Cultural Shifts: Changing values shape preferences. Growing environmental awareness drives demand for sustainable materials. Increased focus on mental health makes calming color schemes and clutter-free spaces more appealing.

Interior design trends typically follow a lifecycle. They start among early adopters and professional designers. Next, they appear in high-end publications and trade shows. Eventually, mass-market retailers adopt them, making them accessible to average consumers. Finally, saturation leads to backlash, and new trends emerge to replace the old.

Ways to Incorporate Current Trends Into Your Space

Applying interior design trends doesn’t require a complete renovation. Smart, targeted updates can refresh any room affordably.

Start Small with Accessories

Throw pillows, area rugs, and decorative objects offer low-risk ways to test trends. Swap out a few pieces seasonally to keep spaces feeling current. If a trend doesn’t work, the financial loss stays minimal.

Focus on One Statement Piece

A single bold item can anchor an entire room. Consider a curved velvet sofa, an oversized pendant light, or an antique cabinet. Build the rest of the room around this focal point using complementary colors and textures.

Update Paint Colors Strategically

Paint delivers major impact at modest cost. An accent wall in a trending shade transforms a room in a weekend. For renters, removable wallpaper offers similar results without lease violations.

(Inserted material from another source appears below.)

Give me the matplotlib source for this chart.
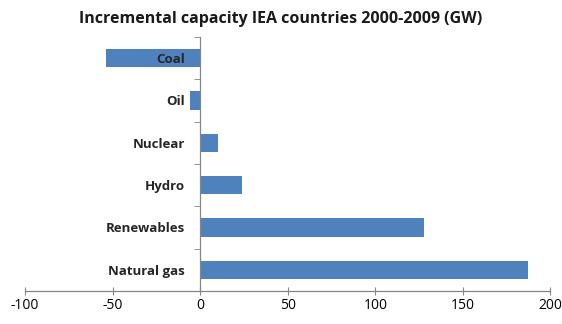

Invest Wisely in Big Purchases

Large furniture pieces should balance trendiness with longevity. Choose classic silhouettes in neutral colors for sofas and beds. These items last longer both physically and stylistically. Save trend-forward choices for smaller, more replaceable items.

Layer Textures and Materials

Current interior design trends favor tactile variety. Combine smooth leather with nubby wool, polished metal with matte ceramic, and sleek glass with rough stone. This layering adds depth and visual interest without following any single trend too literally.

Shop Secondhand

Vintage and thrift stores offer unique pieces that align with the mixing-old-and-new trend. They also support sustainability goals and save money. Many designers source statement items from estate sales and consignment shops.